Audrie Pott: Boys Admit to Sexually Assaulting Teen Who Committed Suicide

Categories: Law & Order

audriepott.jpg
Audrie Pott
Three Saratoga teens received 30 and 45-day juvenile hall sentences for sexually assaulting and scribbling in Sharpie pen all over Audrie Pott, who hanged herself in 2012 after photos of her graffittied body spread across social media.

While their punishment seemed rather light to some observers, especially given the high-profile nature of the incident, it might help a parallel case that Pott's family is currently fighting in Santa Clara Superior Court.

In October of last year, Lawrence and Sheila Pott filed a wrongful death suit against the three young perpetrators, their parents, the couple who owned the bungalow on Elva Avenue where the crime took place, and a 16-year-old girl who'd been deemed an accessory to the crime. The Potts ascribed Audrie's death to "acute embarrassment, shame, humiliation, etc. arising out of the incidents occurring at the party," and blamed the Elva Ave. homeowners, Michael and Sheila Penuen, for negligently entrusting a house with an unlocked liquor cabinet to the care of their teenage daughter.

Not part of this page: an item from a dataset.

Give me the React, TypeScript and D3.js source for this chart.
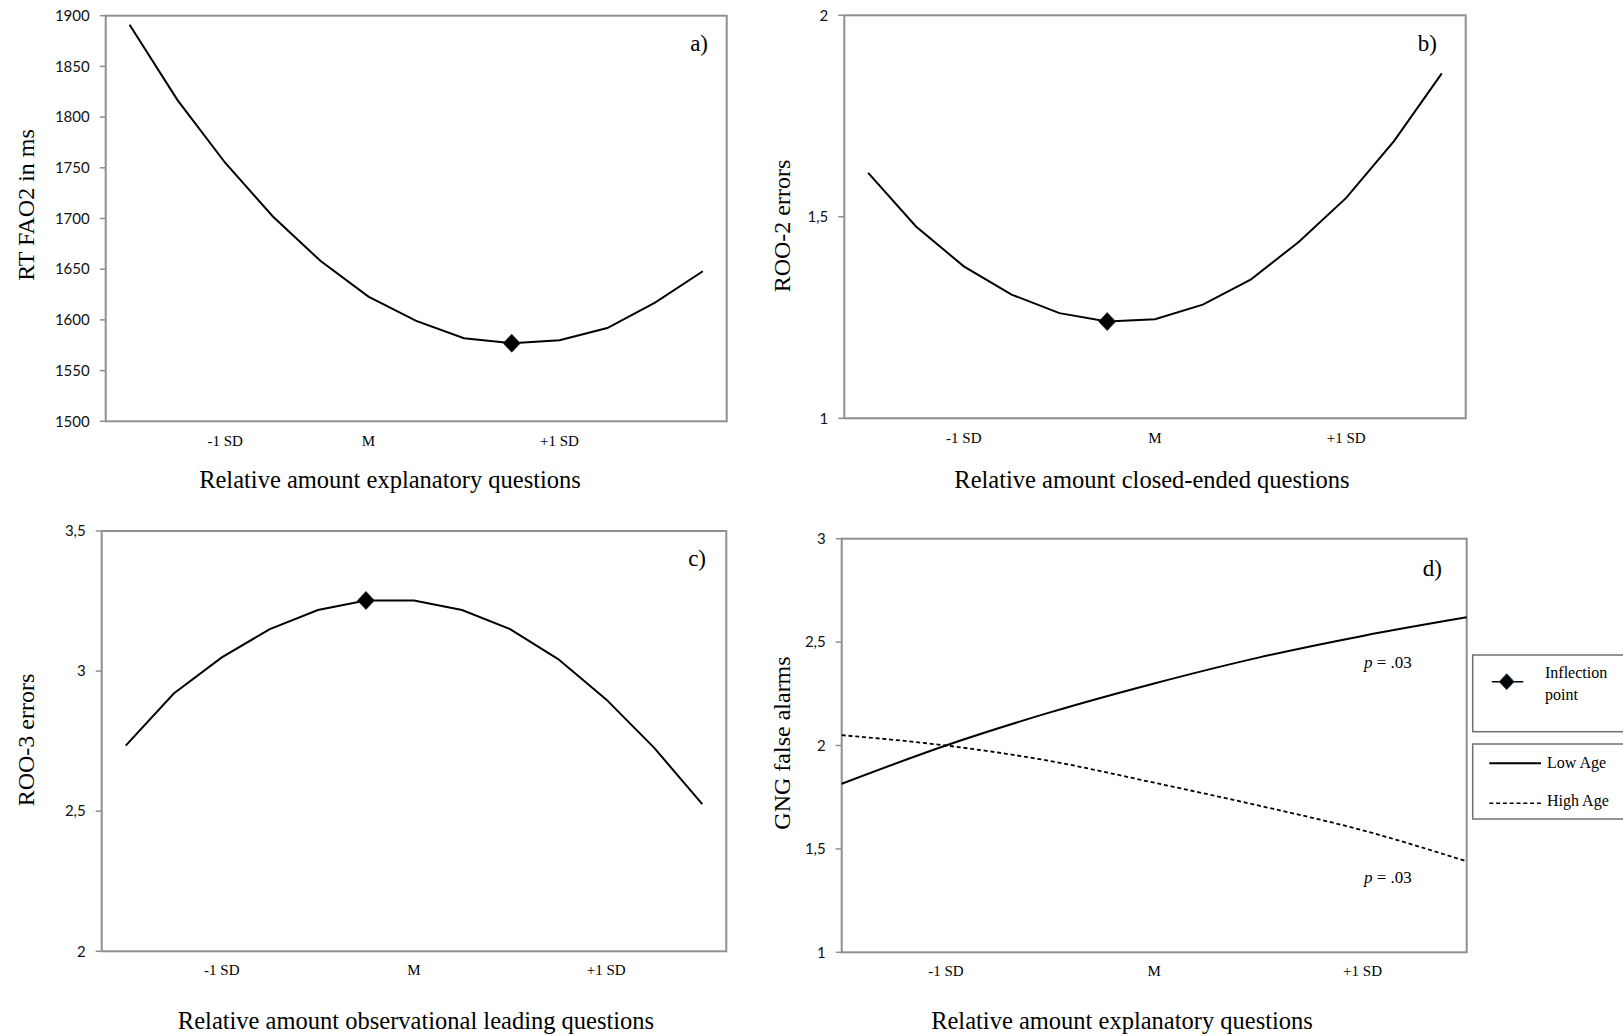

See Also: Rash of teen cyber-bullying inspires new state law.

That lawsuit is still pending, but news of the guilty plea and sentencing, which leaked to the Merc this week, might help boost the Potts' case.

"....These are admissions of wrongdoing," the Potts' lawyer B. Robert Allard writes, via e-mail. "In that sense, we no longer have to prove that the assaults have occurred."

That said, the boys' seemingly mild sentences don't bode so well for other people looking to prosecute teen bullies. Like the similarly fraught Steubenville rape case, Audrie Pott's suicide came to symbolize the noxious power of teen aggression when it's amplified by social media. It ignited a national debate about where to assign blame when Internet "slut-shaming" gets out of hand, and whether teen tormentors should be held liable when their victims commit suicide.

Pott's suicide even inspired controversial legislation that allows California schools to discipline students for cyber-bullying.

For now, though, juvenile courts have limited ability to punish kids for Internet taunts. Audrie Pott's parents may have to keep seeking justice through other avenues.